Exercise aim => Repeat everything from the first line of the listing below through the line that contains "Chart.register(...registerables);", exactly. Leave out pictures.
— START Collected data —
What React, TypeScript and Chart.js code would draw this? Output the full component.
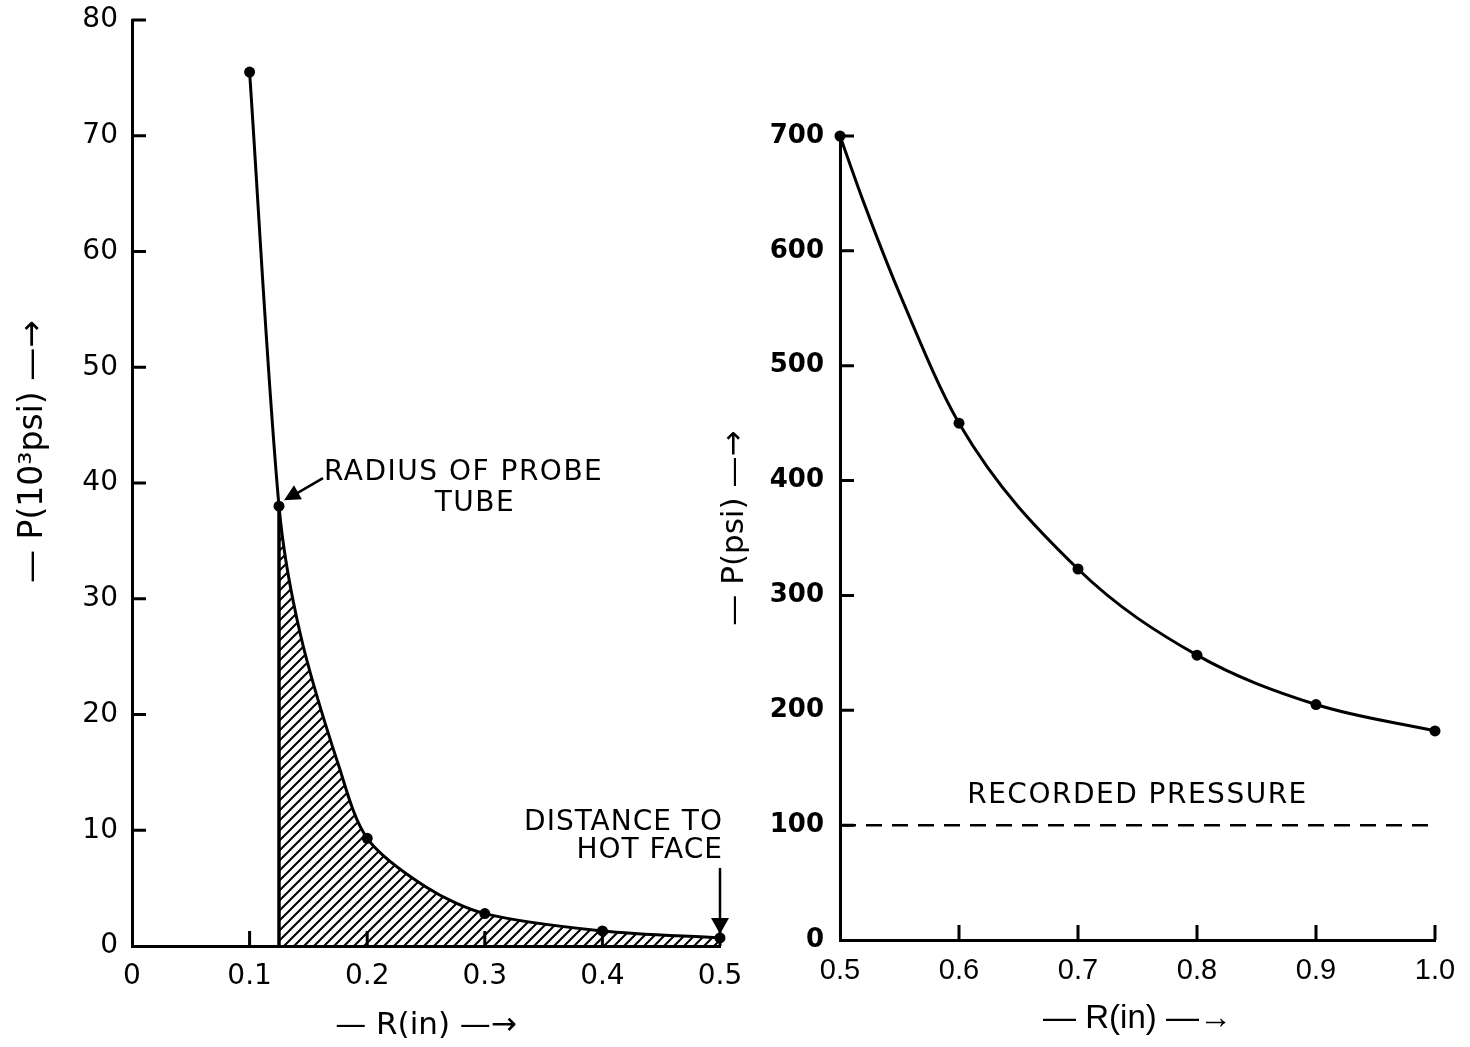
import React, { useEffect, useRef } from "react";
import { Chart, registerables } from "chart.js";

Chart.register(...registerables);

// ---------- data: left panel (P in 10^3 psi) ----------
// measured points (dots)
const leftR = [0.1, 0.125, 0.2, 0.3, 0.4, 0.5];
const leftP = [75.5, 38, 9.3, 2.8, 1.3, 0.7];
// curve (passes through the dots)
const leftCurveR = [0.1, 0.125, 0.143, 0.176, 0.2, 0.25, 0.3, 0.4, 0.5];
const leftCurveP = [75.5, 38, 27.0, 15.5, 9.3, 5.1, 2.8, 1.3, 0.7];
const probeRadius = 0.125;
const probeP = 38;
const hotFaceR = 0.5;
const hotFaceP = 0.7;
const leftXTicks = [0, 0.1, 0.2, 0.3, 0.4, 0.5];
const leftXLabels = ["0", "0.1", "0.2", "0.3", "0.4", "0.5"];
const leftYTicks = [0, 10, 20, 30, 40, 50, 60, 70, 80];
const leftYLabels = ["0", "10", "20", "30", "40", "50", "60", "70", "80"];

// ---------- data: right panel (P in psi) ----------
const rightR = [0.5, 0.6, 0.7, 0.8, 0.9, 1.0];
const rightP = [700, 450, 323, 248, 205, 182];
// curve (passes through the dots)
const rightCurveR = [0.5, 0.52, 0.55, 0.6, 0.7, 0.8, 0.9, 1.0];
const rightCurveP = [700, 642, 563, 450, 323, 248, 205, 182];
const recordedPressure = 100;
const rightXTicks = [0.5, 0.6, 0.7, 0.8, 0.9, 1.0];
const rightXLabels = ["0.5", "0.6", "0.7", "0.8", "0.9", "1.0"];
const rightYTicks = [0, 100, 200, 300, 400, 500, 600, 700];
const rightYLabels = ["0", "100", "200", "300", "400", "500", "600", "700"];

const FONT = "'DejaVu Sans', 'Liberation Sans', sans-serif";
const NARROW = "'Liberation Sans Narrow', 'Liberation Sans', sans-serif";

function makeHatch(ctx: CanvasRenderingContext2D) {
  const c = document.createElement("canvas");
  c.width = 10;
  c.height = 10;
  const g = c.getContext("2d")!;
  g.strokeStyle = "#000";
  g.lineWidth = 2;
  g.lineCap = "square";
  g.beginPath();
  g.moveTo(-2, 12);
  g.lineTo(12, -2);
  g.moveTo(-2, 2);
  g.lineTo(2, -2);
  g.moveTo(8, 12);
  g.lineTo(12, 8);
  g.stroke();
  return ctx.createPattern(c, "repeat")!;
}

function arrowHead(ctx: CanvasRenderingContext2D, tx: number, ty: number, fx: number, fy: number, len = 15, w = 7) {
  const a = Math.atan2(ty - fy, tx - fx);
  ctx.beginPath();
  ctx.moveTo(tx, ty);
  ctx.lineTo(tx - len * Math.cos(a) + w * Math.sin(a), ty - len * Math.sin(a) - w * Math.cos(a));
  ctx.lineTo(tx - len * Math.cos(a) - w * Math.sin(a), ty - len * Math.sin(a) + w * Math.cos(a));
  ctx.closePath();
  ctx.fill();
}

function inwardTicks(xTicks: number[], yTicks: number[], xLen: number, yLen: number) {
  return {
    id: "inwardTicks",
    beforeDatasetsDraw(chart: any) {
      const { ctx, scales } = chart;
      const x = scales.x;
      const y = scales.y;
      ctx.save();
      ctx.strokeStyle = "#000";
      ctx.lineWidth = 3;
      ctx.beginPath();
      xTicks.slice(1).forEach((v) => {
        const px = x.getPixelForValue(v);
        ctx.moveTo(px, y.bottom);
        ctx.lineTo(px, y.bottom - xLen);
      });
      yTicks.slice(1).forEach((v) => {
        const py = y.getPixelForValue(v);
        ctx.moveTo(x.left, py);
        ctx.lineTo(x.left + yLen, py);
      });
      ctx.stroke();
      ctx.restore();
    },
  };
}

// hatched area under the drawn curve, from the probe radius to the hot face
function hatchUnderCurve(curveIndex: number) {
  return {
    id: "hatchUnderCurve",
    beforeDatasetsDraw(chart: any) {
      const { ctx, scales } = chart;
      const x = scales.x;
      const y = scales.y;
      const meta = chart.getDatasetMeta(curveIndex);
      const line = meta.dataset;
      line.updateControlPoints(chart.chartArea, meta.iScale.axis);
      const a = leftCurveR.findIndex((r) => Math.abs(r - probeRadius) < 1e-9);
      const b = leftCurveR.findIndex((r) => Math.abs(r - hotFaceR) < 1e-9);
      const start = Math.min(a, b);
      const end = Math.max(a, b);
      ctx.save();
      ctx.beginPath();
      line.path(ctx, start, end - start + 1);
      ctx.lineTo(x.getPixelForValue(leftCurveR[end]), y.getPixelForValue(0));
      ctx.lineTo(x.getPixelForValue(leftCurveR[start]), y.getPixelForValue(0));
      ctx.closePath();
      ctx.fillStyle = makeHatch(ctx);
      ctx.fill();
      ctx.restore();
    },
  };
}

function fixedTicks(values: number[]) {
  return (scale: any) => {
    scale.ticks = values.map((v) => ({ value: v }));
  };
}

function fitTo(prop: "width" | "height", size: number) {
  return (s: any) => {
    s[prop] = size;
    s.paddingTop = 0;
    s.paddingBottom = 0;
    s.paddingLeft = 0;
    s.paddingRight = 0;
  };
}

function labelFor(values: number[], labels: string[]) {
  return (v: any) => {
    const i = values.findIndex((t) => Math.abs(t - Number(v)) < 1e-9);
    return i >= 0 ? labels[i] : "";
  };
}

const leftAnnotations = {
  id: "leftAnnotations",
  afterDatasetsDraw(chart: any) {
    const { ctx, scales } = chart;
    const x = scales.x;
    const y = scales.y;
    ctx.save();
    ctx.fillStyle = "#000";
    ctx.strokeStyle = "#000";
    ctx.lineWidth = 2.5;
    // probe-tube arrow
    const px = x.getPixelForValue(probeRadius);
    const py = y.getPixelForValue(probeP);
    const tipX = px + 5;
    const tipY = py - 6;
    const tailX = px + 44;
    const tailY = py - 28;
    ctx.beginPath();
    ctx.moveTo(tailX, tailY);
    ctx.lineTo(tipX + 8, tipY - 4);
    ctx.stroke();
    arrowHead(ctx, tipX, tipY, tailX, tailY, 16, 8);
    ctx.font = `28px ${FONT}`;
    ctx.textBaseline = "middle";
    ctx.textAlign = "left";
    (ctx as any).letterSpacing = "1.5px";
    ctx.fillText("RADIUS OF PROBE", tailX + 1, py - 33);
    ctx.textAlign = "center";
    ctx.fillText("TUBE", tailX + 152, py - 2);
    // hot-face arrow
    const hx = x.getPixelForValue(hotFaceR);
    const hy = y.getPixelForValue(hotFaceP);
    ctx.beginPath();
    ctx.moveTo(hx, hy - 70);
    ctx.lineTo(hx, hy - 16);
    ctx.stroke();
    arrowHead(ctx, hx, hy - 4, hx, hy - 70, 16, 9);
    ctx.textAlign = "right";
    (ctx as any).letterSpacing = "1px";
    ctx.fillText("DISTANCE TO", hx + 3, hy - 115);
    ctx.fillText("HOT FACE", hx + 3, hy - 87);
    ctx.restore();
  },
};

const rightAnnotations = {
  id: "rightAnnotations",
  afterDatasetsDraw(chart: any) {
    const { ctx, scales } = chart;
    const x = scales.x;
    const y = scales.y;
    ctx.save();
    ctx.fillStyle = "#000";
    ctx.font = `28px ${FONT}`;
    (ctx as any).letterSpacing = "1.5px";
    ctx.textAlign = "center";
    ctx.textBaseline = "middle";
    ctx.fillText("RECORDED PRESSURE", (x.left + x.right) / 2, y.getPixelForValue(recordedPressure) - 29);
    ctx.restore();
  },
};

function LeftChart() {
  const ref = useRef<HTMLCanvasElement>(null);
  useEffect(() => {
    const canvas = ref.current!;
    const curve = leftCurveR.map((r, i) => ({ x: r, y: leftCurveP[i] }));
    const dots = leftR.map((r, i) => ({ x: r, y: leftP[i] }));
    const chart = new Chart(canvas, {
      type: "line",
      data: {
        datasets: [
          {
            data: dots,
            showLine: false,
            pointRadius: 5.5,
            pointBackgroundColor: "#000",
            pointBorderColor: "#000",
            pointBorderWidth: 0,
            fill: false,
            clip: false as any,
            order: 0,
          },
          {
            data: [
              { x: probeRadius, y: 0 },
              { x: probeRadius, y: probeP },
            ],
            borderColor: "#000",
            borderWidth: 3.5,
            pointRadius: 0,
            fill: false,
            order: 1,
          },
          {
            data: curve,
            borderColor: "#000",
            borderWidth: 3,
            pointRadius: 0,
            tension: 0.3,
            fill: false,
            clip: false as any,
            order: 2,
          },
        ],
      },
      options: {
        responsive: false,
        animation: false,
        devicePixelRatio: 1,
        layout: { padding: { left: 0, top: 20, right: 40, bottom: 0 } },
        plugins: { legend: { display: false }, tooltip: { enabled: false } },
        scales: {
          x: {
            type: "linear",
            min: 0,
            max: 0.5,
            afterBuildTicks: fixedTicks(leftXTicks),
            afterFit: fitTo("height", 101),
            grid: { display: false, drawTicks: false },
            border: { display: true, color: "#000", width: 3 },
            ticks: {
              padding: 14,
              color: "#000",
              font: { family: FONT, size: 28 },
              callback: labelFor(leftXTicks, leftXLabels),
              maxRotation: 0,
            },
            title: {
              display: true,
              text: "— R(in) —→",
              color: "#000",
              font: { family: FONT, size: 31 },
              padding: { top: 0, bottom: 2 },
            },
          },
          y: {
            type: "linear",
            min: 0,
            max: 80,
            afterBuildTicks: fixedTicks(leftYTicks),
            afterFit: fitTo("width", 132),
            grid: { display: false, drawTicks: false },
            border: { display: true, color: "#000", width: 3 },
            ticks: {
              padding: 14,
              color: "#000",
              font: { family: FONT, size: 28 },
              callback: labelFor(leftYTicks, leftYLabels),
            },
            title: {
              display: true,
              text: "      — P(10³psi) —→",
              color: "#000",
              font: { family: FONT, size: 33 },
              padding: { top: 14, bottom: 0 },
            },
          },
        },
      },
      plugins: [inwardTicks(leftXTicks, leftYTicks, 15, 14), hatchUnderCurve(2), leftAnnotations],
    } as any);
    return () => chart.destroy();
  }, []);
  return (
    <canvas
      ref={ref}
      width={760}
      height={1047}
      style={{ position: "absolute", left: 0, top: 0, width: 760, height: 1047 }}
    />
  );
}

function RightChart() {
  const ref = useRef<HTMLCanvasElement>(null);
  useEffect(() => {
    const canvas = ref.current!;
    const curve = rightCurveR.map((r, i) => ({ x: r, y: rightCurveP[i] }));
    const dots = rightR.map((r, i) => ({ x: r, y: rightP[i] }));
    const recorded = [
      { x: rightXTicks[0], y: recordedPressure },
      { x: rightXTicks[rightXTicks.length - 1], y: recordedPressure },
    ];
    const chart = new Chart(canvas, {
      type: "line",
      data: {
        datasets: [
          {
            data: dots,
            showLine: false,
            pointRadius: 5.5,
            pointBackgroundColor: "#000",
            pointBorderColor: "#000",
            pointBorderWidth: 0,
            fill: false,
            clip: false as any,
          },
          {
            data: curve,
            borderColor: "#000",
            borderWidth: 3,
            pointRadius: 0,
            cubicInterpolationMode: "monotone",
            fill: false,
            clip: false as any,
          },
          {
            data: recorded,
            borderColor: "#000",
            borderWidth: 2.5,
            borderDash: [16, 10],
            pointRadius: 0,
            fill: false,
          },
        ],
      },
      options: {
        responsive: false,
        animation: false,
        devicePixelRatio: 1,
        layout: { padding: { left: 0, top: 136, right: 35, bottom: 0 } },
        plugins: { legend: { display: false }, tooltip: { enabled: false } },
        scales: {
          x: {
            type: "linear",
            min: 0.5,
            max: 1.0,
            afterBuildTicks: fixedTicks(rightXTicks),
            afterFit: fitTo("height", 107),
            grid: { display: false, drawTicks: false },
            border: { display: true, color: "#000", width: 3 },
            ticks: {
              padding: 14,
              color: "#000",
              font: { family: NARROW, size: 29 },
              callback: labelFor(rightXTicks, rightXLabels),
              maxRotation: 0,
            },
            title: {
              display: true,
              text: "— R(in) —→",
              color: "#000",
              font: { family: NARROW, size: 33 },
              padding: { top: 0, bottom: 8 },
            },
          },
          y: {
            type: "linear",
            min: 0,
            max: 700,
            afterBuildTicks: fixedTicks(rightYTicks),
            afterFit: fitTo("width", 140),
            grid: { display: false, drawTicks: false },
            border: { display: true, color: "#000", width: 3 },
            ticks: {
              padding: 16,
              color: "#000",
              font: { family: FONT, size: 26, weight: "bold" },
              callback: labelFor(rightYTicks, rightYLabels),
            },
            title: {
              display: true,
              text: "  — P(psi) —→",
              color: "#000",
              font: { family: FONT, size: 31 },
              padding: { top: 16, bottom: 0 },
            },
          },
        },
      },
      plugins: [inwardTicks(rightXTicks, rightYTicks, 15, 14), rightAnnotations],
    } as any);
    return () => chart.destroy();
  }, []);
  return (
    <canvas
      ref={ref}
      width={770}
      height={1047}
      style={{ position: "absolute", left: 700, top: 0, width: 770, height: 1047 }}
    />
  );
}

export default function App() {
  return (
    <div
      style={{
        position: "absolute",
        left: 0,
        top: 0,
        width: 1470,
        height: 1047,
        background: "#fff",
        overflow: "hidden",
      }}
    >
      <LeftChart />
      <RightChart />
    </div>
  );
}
— END Collected data —
Exercise response =>
What React, TypeScript and Chart.js code would draw this? Output the full component.
import React, { useEffect, useRef } from "react";
import { Chart, registerables } from "chart.js";

Chart.register(...registerables);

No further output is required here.